> [WHAT IS BEING ASKED]
Go through the listing and set it down exactly, leaving out its pictures.

> [SOURCE EXCERPT]
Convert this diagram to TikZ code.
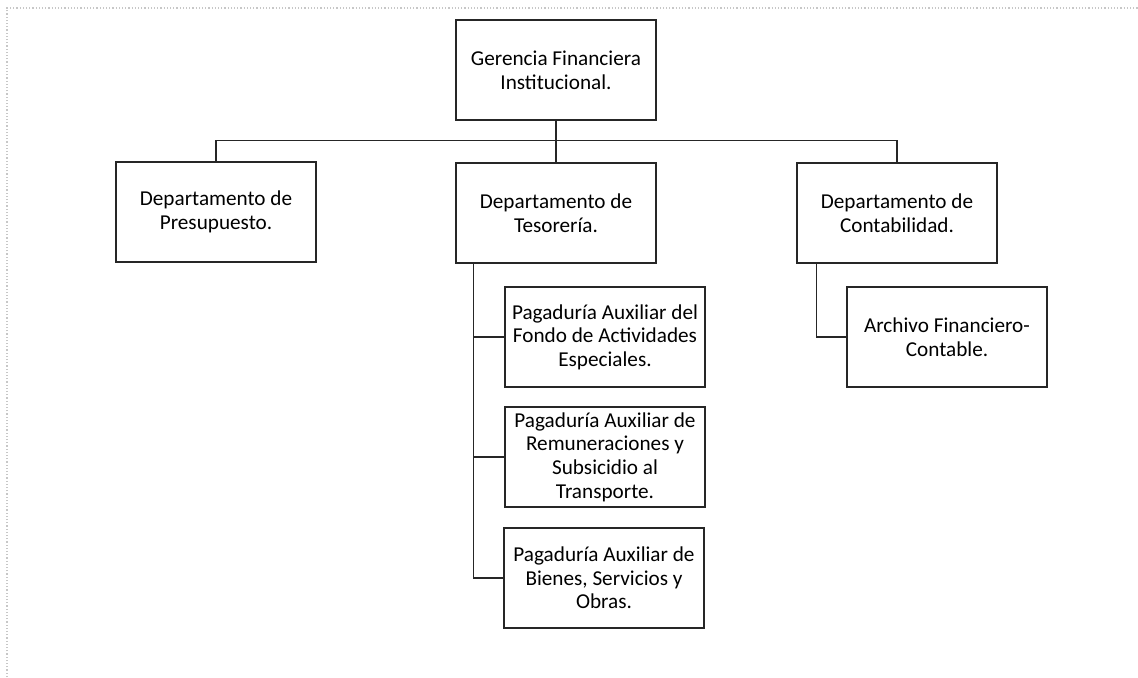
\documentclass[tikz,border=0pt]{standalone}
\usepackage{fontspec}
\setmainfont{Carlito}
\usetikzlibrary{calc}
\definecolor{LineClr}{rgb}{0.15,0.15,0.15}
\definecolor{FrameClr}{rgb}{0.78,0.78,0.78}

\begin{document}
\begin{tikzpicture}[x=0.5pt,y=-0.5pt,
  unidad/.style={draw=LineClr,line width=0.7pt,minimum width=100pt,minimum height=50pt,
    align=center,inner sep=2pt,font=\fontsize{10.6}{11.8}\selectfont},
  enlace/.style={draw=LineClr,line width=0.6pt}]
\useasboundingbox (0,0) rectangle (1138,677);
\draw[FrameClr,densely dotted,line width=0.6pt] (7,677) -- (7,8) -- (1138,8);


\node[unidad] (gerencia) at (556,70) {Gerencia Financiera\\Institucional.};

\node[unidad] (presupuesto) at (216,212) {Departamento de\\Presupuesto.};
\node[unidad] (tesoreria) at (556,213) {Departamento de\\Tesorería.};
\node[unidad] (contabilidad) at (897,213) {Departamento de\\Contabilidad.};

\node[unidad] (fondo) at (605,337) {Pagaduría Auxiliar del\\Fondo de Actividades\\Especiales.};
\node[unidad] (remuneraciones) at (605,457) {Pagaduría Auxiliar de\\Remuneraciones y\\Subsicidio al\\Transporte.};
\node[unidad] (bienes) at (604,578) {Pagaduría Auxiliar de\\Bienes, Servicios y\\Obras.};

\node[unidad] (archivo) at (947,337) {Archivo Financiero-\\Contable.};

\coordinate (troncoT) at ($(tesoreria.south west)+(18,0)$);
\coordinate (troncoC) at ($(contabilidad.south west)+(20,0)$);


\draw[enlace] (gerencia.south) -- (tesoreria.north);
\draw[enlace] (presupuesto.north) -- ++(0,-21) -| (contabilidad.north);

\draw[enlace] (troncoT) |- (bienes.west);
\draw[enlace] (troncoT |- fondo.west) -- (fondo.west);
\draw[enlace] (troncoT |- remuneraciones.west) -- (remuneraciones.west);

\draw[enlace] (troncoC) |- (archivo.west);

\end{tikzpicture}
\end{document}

> [OUTPUT BELOW]
Convert this diagram to TikZ code.
\documentclass[tikz,border=0pt]{standalone}
\usepackage{fontspec}
\setmainfont{Carlito}
\usetikzlibrary{calc}
\definecolor{LineClr}{rgb}{0.15,0.15,0.15}
\definecolor{FrameClr}{rgb}{0.78,0.78,0.78}

\begin{document}
\begin{tikzpicture}[x=0.5pt,y=-0.5pt,
  unidad/.style={draw=LineClr,line width=0.7pt,minimum width=100pt,minimum height=50pt,
    align=center,inner sep=2pt,font=\fontsize{10.6}{11.8}\selectfont},
  enlace/.style={draw=LineClr,line width=0.6pt}]
\useasboundingbox (0,0) rectangle (1138,677);
\draw[FrameClr,densely dotted,line width=0.6pt] (7,677) -- (7,8) -- (1138,8);


\node[unidad] (gerencia) at (556,70) {Gerencia Financiera\\Institucional.};

\node[unidad] (presupuesto) at (216,212) {Departamento de\\Presupuesto.};
\node[unidad] (tesoreria) at (556,213) {Departamento de\\Tesorería.};
\node[unidad] (contabilidad) at (897,213) {Departamento de\\Contabilidad.};

\node[unidad] (fondo) at (605,337) {Pagaduría Auxiliar del\\Fondo de Actividades\\Especiales.};
\node[unidad] (remuneraciones) at (605,457) {Pagaduría Auxiliar de\\Remuneraciones y\\Subsicidio al\\Transporte.};
\node[unidad] (bienes) at (604,578) {Pagaduría Auxiliar de\\Bienes, Servicios y\\Obras.};

\node[unidad] (archivo) at (947,337) {Archivo Financiero-\\Contable.};

\coordinate (troncoT) at ($(tesoreria.south west)+(18,0)$);
\coordinate (troncoC) at ($(contabilidad.south west)+(20,0)$);


\draw[enlace] (gerencia.south) -- (tesoreria.north);
\draw[enlace] (presupuesto.north) -- ++(0,-21) -| (contabilidad.north);

\draw[enlace] (troncoT) |- (bienes.west);
\draw[enlace] (troncoT |- fondo.west) -- (fondo.west);
\draw[enlace] (troncoT |- remuneraciones.west) -- (remuneraciones.west);

\draw[enlace] (troncoC) |- (archivo.west);

\end{tikzpicture}
\end{document}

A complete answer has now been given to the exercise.